Sin embargo, cabe la posibilidad excepcional de que alguno de los lectores de la epístola —tanto los receptores originales como las generaciones subsecuentes hasta este día —, hubiese cometido algún pecado delante de Dios: «si alguno hubiese pecado…», y esto debe ser solo una situación esporádica del cristiano, producto de su propio descuido espiritual (cosa que debe evitarse a toda costa, pues va en contra de la parte medular de la vida cristiana: la permanencia en Cristo). La permanencia en Cristo no depende de los esfuerzos personales del cristiano sino de su relación y cercanía con el Señor.
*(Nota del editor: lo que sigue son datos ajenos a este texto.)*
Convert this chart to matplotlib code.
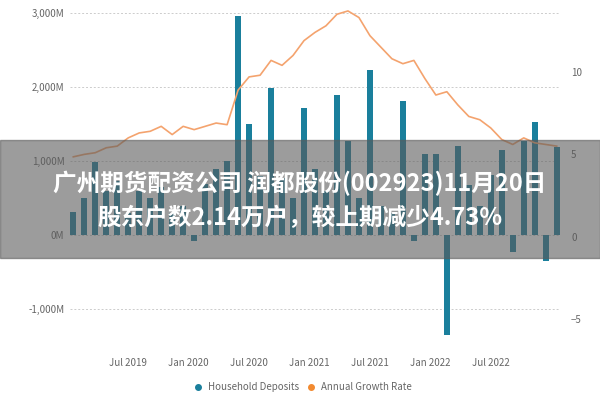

Esto se presenta cuando el cristiano, por caer en la tentación de la soberbia, y de la autosuficiencia, cree que puede hacer la voluntad de Dios en sus propias fuerzas.

Muchos comentaristas están de acuerdo -aunque no todos- en que estas faltas se refieren a hechos relacionados con los hermanos, (o con su prójimo). Pues bien, en tal condición indeseable, lo que resta únicamente es acudir a Cristo mismo, a quien el creyente ha ofendido (al ofender al hermano). Cristo, quien debía de acusarle, en lugar de ello, puesto que le ama, cuando ese pecador se arrepiente y pide perdón, se convierte en su abogado ante el Padre, y añade «… Jesucristo el justo», pues únicamente la justicia de Jesucristo puede arrancar al pecador de los peligros del juicio. Jesucristo interpone su justicia, es decir, su calidad de justo, para librar al pecador. Porque «Él es la propiciación por nuestros pecados…» (v. 2); Cristo fue quien pagó el rescate por los pecados del mundo, y por ello su poder actúa para salvar a todo hombre y mujer que se arrepiente de verdad.